Tout en reconnaissant que la notion d'usage doit être interprétée largement pour réduire la distraction au volant, la juge Bélanger estime que le juge de première instance a commis une erreur de droit en l'interprétant trop largement.

Selon elle, le cas de M. Nkundabagenzi se distingue des précédents jurisprudentiels, comme l'affaire Hafez, où l'accusé avait posé des gestes impliquant une interaction avec les fonctionnalités du téléphone (vérifier s'il est brisé, débrancher le fil de recharge, poursuivre une conversation).

Dans le cas de l’appelant, il n'a utilisé aucune fonctionnalité, n'a appuyé sur aucune touche et n'a pas retiré le fil d'alimentation.

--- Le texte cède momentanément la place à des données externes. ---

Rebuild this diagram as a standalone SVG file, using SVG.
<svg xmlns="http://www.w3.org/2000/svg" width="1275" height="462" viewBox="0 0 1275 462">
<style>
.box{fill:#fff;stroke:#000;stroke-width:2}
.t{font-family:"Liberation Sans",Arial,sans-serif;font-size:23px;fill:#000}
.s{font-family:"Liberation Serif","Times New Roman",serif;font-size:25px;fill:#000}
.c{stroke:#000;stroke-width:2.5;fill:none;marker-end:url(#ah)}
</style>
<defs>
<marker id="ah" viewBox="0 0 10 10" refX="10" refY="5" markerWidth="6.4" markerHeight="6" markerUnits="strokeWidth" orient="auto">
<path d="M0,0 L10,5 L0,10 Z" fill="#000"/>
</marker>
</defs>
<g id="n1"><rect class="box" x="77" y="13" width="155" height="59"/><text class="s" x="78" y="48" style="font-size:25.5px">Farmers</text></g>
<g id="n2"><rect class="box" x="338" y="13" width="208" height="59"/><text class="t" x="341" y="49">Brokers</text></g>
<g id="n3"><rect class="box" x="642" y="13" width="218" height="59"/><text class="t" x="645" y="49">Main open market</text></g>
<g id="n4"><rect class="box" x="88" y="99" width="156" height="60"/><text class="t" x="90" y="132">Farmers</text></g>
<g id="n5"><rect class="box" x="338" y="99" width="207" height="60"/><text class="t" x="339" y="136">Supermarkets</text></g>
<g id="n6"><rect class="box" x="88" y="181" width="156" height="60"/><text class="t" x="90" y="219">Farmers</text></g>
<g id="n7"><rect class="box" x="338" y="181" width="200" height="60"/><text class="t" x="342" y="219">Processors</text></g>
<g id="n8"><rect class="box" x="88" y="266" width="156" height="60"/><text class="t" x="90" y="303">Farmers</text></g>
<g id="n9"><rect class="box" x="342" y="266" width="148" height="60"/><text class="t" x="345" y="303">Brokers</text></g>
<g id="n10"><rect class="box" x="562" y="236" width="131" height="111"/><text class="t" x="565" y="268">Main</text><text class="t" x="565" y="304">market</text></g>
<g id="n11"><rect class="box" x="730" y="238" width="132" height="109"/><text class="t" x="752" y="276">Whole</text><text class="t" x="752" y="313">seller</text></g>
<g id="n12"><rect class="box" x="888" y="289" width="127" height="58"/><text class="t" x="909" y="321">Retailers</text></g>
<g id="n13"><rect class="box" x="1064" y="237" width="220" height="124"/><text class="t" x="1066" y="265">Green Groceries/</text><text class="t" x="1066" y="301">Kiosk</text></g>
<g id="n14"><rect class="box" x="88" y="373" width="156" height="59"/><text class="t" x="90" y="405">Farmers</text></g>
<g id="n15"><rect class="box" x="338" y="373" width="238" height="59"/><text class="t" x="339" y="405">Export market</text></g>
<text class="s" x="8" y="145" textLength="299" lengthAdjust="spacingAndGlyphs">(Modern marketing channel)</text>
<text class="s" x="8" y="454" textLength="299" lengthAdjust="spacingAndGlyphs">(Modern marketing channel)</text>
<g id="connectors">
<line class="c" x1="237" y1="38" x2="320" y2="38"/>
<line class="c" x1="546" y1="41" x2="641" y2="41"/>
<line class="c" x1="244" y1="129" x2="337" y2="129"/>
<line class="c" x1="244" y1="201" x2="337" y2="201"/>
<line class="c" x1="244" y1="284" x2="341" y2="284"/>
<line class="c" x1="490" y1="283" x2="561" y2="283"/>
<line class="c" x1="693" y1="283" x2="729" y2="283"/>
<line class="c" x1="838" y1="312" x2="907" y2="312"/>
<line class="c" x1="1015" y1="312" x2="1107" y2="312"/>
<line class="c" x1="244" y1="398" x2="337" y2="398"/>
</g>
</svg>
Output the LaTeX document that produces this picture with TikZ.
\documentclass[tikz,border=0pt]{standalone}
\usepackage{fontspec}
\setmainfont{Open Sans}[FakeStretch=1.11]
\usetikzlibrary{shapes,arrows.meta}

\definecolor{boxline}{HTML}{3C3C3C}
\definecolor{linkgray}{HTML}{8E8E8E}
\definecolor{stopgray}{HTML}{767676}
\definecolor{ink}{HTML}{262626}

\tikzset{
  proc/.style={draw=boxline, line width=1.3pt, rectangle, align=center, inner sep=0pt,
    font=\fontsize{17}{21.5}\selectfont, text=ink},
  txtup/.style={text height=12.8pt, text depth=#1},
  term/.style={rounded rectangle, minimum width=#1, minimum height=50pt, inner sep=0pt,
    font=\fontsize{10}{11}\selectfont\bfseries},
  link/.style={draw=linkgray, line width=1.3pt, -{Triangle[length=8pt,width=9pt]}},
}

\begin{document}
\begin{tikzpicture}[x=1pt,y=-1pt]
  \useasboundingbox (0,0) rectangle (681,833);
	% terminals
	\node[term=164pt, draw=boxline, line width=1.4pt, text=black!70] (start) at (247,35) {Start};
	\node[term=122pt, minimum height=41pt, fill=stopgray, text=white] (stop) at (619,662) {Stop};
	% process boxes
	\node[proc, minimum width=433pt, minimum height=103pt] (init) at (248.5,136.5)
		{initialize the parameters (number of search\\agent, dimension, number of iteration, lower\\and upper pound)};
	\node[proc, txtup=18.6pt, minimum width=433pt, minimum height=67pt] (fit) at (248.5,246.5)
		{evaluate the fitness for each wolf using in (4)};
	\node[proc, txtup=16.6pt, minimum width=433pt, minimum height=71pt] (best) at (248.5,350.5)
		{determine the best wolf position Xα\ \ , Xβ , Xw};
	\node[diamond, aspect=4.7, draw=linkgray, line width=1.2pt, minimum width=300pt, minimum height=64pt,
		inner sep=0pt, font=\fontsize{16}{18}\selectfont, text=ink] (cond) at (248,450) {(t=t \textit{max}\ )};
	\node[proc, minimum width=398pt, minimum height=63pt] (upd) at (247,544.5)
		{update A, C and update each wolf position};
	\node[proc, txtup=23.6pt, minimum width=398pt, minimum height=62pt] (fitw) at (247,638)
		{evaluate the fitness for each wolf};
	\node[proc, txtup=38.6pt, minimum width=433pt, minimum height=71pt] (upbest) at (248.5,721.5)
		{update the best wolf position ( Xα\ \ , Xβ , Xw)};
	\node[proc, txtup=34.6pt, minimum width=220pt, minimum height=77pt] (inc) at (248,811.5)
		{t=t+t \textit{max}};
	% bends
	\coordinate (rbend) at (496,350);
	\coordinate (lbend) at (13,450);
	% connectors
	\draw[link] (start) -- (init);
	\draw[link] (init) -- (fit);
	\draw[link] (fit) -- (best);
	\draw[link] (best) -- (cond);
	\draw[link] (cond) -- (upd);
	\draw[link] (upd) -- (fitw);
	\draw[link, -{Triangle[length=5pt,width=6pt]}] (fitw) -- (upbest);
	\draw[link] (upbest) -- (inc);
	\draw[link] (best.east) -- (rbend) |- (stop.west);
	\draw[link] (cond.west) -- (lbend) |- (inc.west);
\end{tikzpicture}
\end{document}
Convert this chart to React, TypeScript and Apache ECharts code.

Son geste se limitait à ramasser et à réinstaller le support contenant le téléphone, insiste la juge.

« Le poursuivant soutient que l’appelant fait usage de son téléphone, car il le réinstalle sur la bouche d’aération dans le but d’en faire un usage mains libres. Cependant, par cet argument, le poursuivant reconnaît qu’au moment même où l’appelant remet le tout en place, il n’utilise pas le téléphone », raisonne encore la juge Bélanger.

Le tribunal a rejeté une autre prétention du poursuivant, qui avançait que « si l’appelant avait déposé le support et le téléphone intégré ailleurs, par exemple sur le siège passager, cela aurait été différent ». « Cette distinction est inutile, car l’appelant n’utilise pas son téléphone lorsqu’il le remet en place », tranche la juge de la Cour supérieure.

Pour le tribunal, il est clair qu’en remettant tout simplement le support et le téléphone intégré sur la bouche d’aération, l’appelant ne fait pas usage de son téléphone. « Certes, cela engendre une distraction, mais celle-ci n’est pas causée par l’usage du téléphone », établit la juge Bélanger.

De l’avis de la Cour supérieure, donc, le juge d’instance a commis une erreur de droit dans l’interprétation et l’application de l’article 443.1 du Code de la sécurité routière. L’appel a donc été accueilli, la déclaration de culpabilité, annulée, et Isaie Nkundabagenzi, acquitté de l'infraction.

Questionné sur son intention de porter le jugement en appel, le DPCP nous a invités à refaire une demande à partir du 14 novembre, au terme du délai d’appel de 30 jours.